Understanding the genetic architecture of leaf morphological and physiological traits will help plant breeders develop high biomass poplar genotypes. Quantitative trait locus (QTL) studies combining next-generation sequencing techniques can advance our understanding of the genetic basis of complex traits. In this study, we measured 13 leaf morphological and physiological traits and identified quantitative trait loci (QTLs) in a Populus deltoides ‘Danhong’ × P. simonii ‘Tongliao1’ F 1 population (500 progenies) using a high-density genetic map constructed by whole genome re-sequencing.

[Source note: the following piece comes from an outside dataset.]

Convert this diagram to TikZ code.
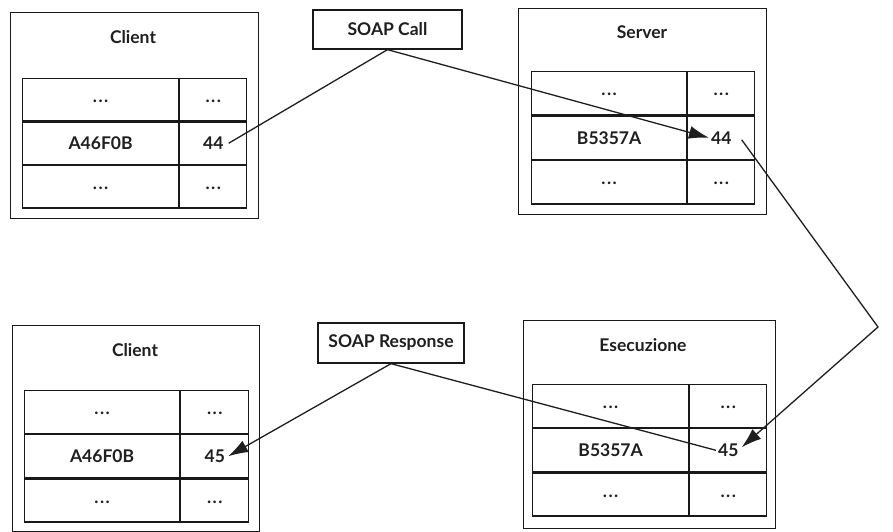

This linkage map consisted of 5796 single nucleotide polymorphism (SNP) markers assigned to 19 linkage groups (LGs), spanning 2683.80 centimorgans (cM) of genetic length, with an average marker density of 0.46 cM. We identified 109 QTLs on 18 LGs for leaf morphological traits and 55 QTLs on 14 LGs for leaf physiological traits. One-hundred eight putative candidate genes were identified within the candidate genomic region. Co-expression network and gene ontology enrichment analyses suggested that these candidate genes were involved in the photosynthetic process. The differential expression patterns of the CYCLIN (Potri.015G112200) and RED CHLOROPHYLL REDUCTASE (Potri.007G043600) genes between two parents indicated their potential roles in leaf morphological and physiological traits. These findings decipher the genetic architecture of leaf morphological and physiological traits in the P. deltoides ‘Danhong’ × P. simonii ‘Tongliao1’ pedigree and provide candidate genes for future poplar genetic improvement.